Consecutive posts on hats, say you? Well, I did not plan it, but I felt it important to scribble about hats again today, so bear with me, folks!

 

I was reading up on domestic and international news and learned that a certain type of hats were being worn everywhere around the world this weekend… and I wondered, really EVERYWHERE? In my homeland, too??

 

So I did some research, and although I could not confirm whether any of these specific hats were worn, I did find out that we were included in the “everywhere.” And owing to the time difference, we were one of the firsts to be included!

 

To tell you the truth, I was very surprised by this finding.

Maybe because my people are not known for protesting openly about anything, let alone about a touchy subject like women’s rights.

Maybe because it is a subject deeply rooted and intertwined with our Asian culture and customs that we do not usually discuss it on the same grounds as the West do.

And maybe because the protest originated from a certain political figure across the ocean, remaining ambiguous on our stance seemed to be the action to take for us.

 

So, maybe I thought my people would think of this globally sisterly march as something that was none of our business.

 

But, as I read on about how we came to be included in the “everywhere,” I was very disappointed.

Maybe because it was organized not by my people but by a couple of tourists who just happened to travel to our land at this particular time.

Maybe because it took place in the wee hours and the turnout was much smaller compared to the subsequent ones observed everywhere else around the world – by a couple of orders, at least – of which, the vast majority were reported to be ex-pats.

And maybe because I did not find any of our major media covering this story.

 

Last summer, during the election campaign to choose the new Governor of our Capital, a female candidate (who eventually won by a landslide) was attacked repeatedly by her opposing political figures for her femininity.

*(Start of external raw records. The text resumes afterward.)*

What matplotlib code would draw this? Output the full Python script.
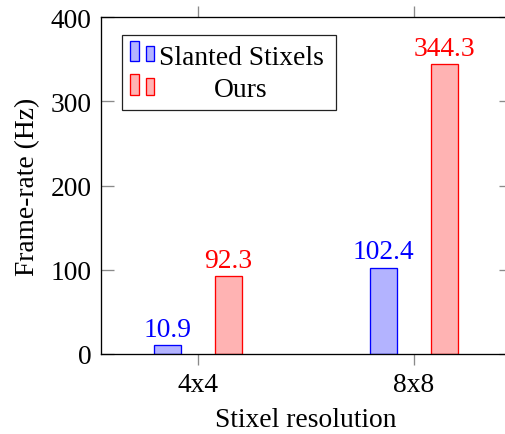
import matplotlib
matplotlib.use("Agg")
import matplotlib.pyplot as plt
from matplotlib.patches import Rectangle
import numpy as np

# Data
resolutions = ["4x4", "8x8"]
series_names = ["Slanted Stixels", "Ours"]
slanted_stixels = [10.9, 102.4]
ours = [92.3, 344.3]
y_ticks = [0, 100, 200, 300, 400]

W, H = 506, 435
FS = 19.8
plt.rcParams["font.family"] = ["Liberation Serif", "DejaVu Serif"]
plt.rcParams["font.size"] = FS

fig = plt.figure(figsize=(W / 100, H / 100), dpi=100)


def fx(x):
    return x / W


def fy(y):
    return 1 - y / H


ax_l, ax_r, ax_t, ax_b = 101, 511, 18, 355
ax = fig.add_axes([fx(ax_l), fy(ax_b), (ax_r - ax_l) / W, (ax_b - ax_t) / H])

x = np.arange(len(resolutions))
offset = 0.14
width = 0.125
blue_face, blue_edge = "#b3b3ff", "#0000ff"
red_face, red_edge = "#ffb3b3", "#ff0000"

bars1 = ax.bar(x - offset, slanted_stixels, width, color=blue_face, edgecolor=blue_edge, linewidth=0.95)
bars2 = ax.bar(x + offset, ours, width, color=red_face, edgecolor=red_edge, linewidth=0.95)

for bars, vals, col in ((bars1, slanted_stixels, blue_edge), (bars2, ours, red_edge)):
    for b, v in zip(bars, vals):
        ax.annotate(f"{v:.1f}", xy=(b.get_x() + b.get_width() / 2, v),
                    xytext=(0, 6.7), textcoords="offset points",
                    ha="center", va="baseline", color=col, fontsize=FS)

ax.set_xlim(-0.45, 1.45)
ax.set_ylim(0, 400)
ax.set_xticks(x)
ax.set_xticklabels(resolutions)
ax.set_yticks(y_ticks)

for s in ax.spines.values():
    s.set_linewidth(0.95)
    s.set_color("black")

ax.tick_params(axis="y", direction="in", left=True, right=True, length=9,
               width=0.95, color="#8a8a8a", pad=7)
ax.tick_params(axis="x", direction="out", bottom=True, top=True, length=8,
               width=0.95, color="#8a8a8a", pad=5)

ax.set_xlabel("Stixel resolution", labelpad=7)
ax.set_ylabel("Frame-rate (Hz)", labelpad=7)

# Legend box drawn in figure pixels
fig.add_artist(Rectangle((fx(122), fy(111)), (336 - 122) / W, (111 - 36) / H,
                         transform=fig.transFigure, facecolor="white",
                         edgecolor="#222222", linewidth=0.9, zorder=5))
icons = [
    (blue_face, blue_edge, [(130, 139, 42, 62), (146, 154, 47, 62)]),
    (red_face, red_edge, [(130, 139, 75, 96), (146, 154, 79, 96)]),
]
for face, edge, rects in icons:
    for x0, x1, y0, y1 in rects:
        fig.add_artist(Rectangle((fx(x0), fy(y1)), (x1 - x0) / W, (y1 - y0) / H,
                                 transform=fig.transFigure, facecolor=face,
                                 edgecolor=edge, linewidth=0.95, zorder=6))
fig.text(fx(159), fy(65), series_names[0], ha="left", va="baseline", fontsize=FS, zorder=7)
fig.text(fx(241), fy(97), series_names[1], ha="center", va="baseline", fontsize=FS, zorder=7)

fig.savefig("out.png", dpi=100)
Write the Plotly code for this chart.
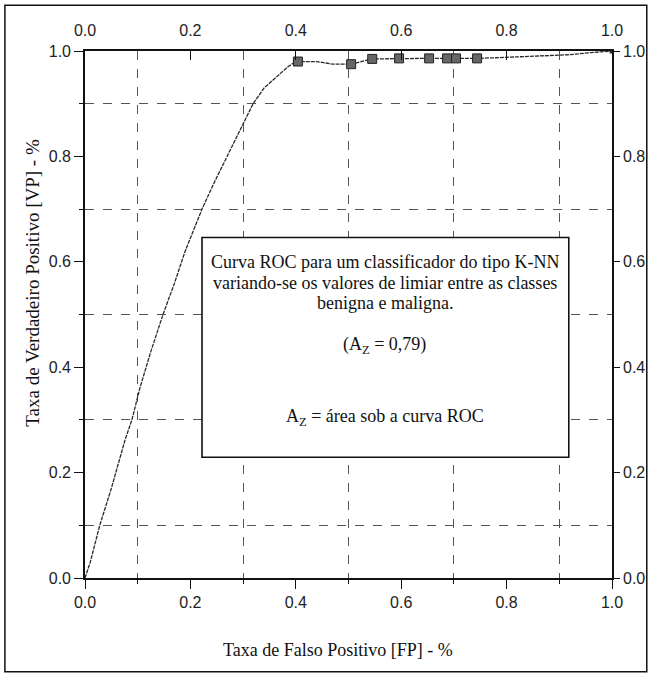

And although just about every domestic (and more than a few international) media covered the story, no one made it their business to openly protest for women’s rights.

 

Then, maybe we are seeing some progress, albeit a very small one, having an event like this organized and permitted to be implemented on our land. Maybe we have finally stopped turning a blind eye to the very thick glass ceiling we have in place for our women, and started to at least not obstruct efforts to shatter it.

 

Maybe we saw none of your p—- hats this time, but maybe the day is not so far for us to quit thinking that it is none of our bees’ wax.

 

Hats off to the two ladies who organized the march in our homeland, and to all who participated in chilly weather! I wish more of my people, including myself, got involved from an earlier stage on such an important subject everywhere around the world. But I am hopeful that there will be many more chances ahead to address it, even within the context of our Asian culture and customs, now that a way seems to be opening up in front of us.